8 minutes, ça vient te scier le cerveau, tiens E.T. est revenu ! On traverse le tunnel en plastique avec ces types en combi' penchés autour. Après les piques lancinantes plantées dans le crâne, retour au vide. Puis retour au calme. Retour à la méditation et à la voix qui se dédouble. Ca bourdonne de nouveau façon hélicoptère dans la cervelle, avec de petites touches de carillon qui laissent entrevoir de la lumière. 11 minutes on croit que c’est fini mais non, ça chuchote et repart pour un tour. Cette fois les voix qui discutent au loin ne sont plus humaines, elles parlent un autre langage, aurait-on changé de planète ? Ce n’est peut-être pas la mort tout compte fait mais l’expérimentation. Le corps du type sert à des expériences extra-terrestres, on lui trifouille les organes, il ne sent rien, mais il voit tout, toujours dans le flou, avec des têtes penchées au dessus. Il subit. Ne choisit pas. Subit seulement. Et nous avec. Par pitié, que ça en finisse !
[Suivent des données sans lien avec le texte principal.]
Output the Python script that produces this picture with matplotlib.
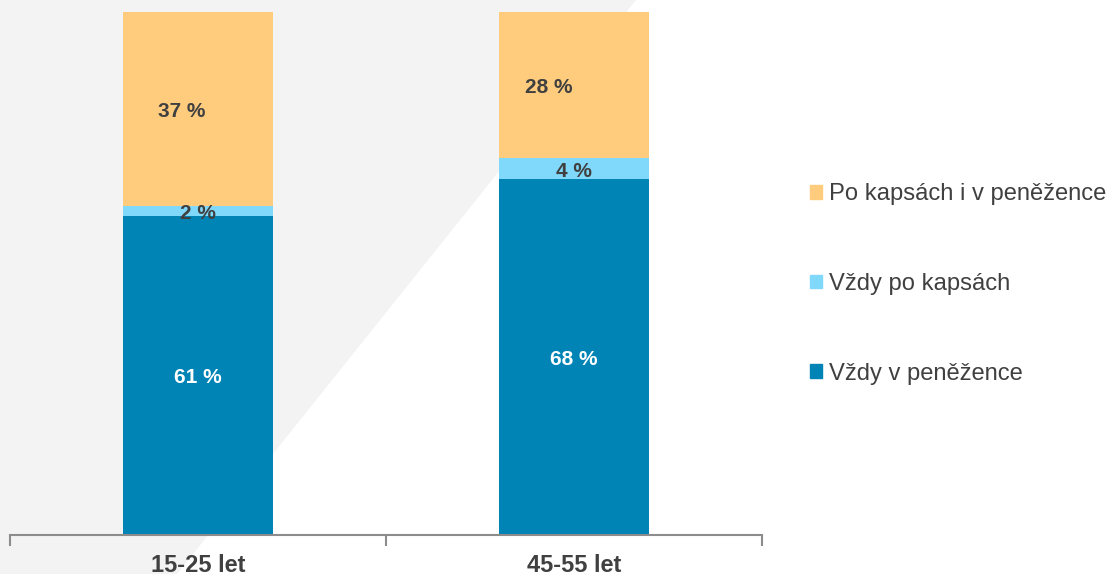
import matplotlib.pyplot as plt
from matplotlib.patches import Polygon, Patch

plt.rcParams['font.family'] = ['Liberation Sans', 'DejaVu Sans']

categories = ["15-25 let", "45-55 let"]
series_names = ["Vždy v peněžence", "Vždy po kapsách", "Po kapsách i v peněžence"]
values = [
    [61, 68],   # Vždy v peněžence
    [2, 4],     # Vždy po kapsách
    [37, 28],   # Po kapsách i v peněžence
]
colors = ["#0083B5", "#80D8FA", "#FFCC7D"]
label_colors = ["white", "#404040", "#404040"]
label_dx = [0, 0, -18]   # small nudge (px) used by the original layout

fig = plt.figure(figsize=(11.11, 5.74), dpi=100)

# light grey diagonal band behind the chart
bg = Polygon([(0, 1), (636 / 1111, 1), (177 / 1111, 0), (0, 0)],
             closed=True, transform=fig.transFigure, facecolor="#F3F3F3",
             edgecolor="none", zorder=-5)
fig.patches.append(bg)

ax = fig.add_axes([10 / 1111, 39 / 574, 752 / 1111, 523 / 574])
ax.set_facecolor("none")
ax.set_zorder(1)

x = list(range(len(categories)))
bottoms = [0] * len(categories)
for i, name in enumerate(series_names):
    ax.bar(x, values[i], width=0.4, bottom=bottoms, color=colors[i],
           label=name, zorder=2)
    for j in x:
        v = values[i][j]
        dx = label_dx[i] * (1.4 if j == 1 else 0.9)
        ax.annotate(f"{v} %", (j, bottoms[j] + v / 2), xytext=(dx * 0.72, -1.8),
                    textcoords="offset points", ha="center", va="center",
                    fontsize=15, fontweight="bold", color=label_colors[i],
                    zorder=3)
    bottoms = [b + v for b, v in zip(bottoms, values[i])]

ax.set_xlim(-0.5, 1.5)
ax.set_ylim(0, 100)
for s in ["top", "right", "left"]:
    ax.spines[s].set_visible(False)
ax.spines["bottom"].set_color("#8C8C8C")
ax.spines["bottom"].set_linewidth(1.5)
ax.set_yticks([])
ax.set_xticks([-0.5, 0.5, 1.5])
ax.set_xticklabels([])
ax.tick_params(axis="x", which="major", length=8, width=1.5, color="#8C8C8C",
               direction="out")
ax.set_xticks(x, minor=True)
ax.set_xticklabels(categories, minor=True, fontsize=17, fontweight="bold",
                   color="#404040")
ax.tick_params(axis="x", which="minor", length=0, pad=14)

handles = [Patch(color=colors[i]) for i in range(len(series_names))][::-1]
fig.legend(handles, series_names[::-1], loc="center left",
           bbox_to_anchor=(789 / 1111, 1 - 284 / 574), frameon=False,
           fontsize=17.1, labelcolor="#404040", handlelength=0.5,
           handleheight=0.5, handletextpad=0.3, labelspacing=2.85)

fig.savefig("out.png", dpi=100)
14 minutes, encore 4 à tenir… Le cardiogramme s’accélère, s’affole même. On en parle aux nouvelles, à la télévision, sur plusieurs chaînes à la fois. Une journaliste et un journaliste relatent ce qui est en train de se passer. On voit les deux écrans à la fois. On subit. Encore et toujours. 17 minutes, il y a un gros monstre tout gluant à la voix grave qui donne les directives. C’est lui le boss, à n’en pas douter. Masque à oxygène. Le cardiogramme s’affole. Tout s’éteint.
3ème piste. Ô bonheur, 2’50’’. Allez, on se lance ! « Fickel Sun (ii) ».
Ah, ça démarre joliment. C’est mélodieux. Juste quelques notes de piano. Un narrateur détaille la scène. Décidément, nous sommes bel et bien dans un film. Ce disque en est la B.O.
Une fois le chaos passé, piste 3, c’est le paradis. Le soleil se montre plus. Tout est lumineux, léger, paisible. Jusqu’à ce qu’on réalise que le texte se répète, en boucle, l’angoisse de répéter une boucle indéfiniment. Tourner en rond. Tourner en rond, c’est dégueulasse. Brian Eno nous y oblige. Le truc à te rendre fou. Tu veux sortir du labyrinthe mais tu ne peux y parvenir qu’en lui coupant la chique, au type. Sous des allures de paradis, c’est l’enfer. 2’50’’ c’est court, 2’50’’ d’enfer c’est très très long. Tout s'éteint.
4ème et dernière piste s’il vous plait, merci ! 5’18’’… « Fickel Sun (iii) ».
Ca commence joliment aussi. Ah, ça chante même ! Les voix sont moins trafiquées, les tierces se superposent, la mélodie n’est plus oppressante, elle est joyeuse, salvatrice. Bon ok, ce n’était peut-être pas si terrible d’en passer par tout ça si c’est pour aboutir à une happy end. Oui, nous, les happy end on aime bien ça. Même si pour le coup, là, ça en parait presque trop rose… Mais le type répète le mot « free », ça nous libère un peu nous aussi. L’album touche à sa fin, c’est peut-être pour ça... Ouf, ça y est, c’est fini. Vent dans les voiles. Tout s'éclaire.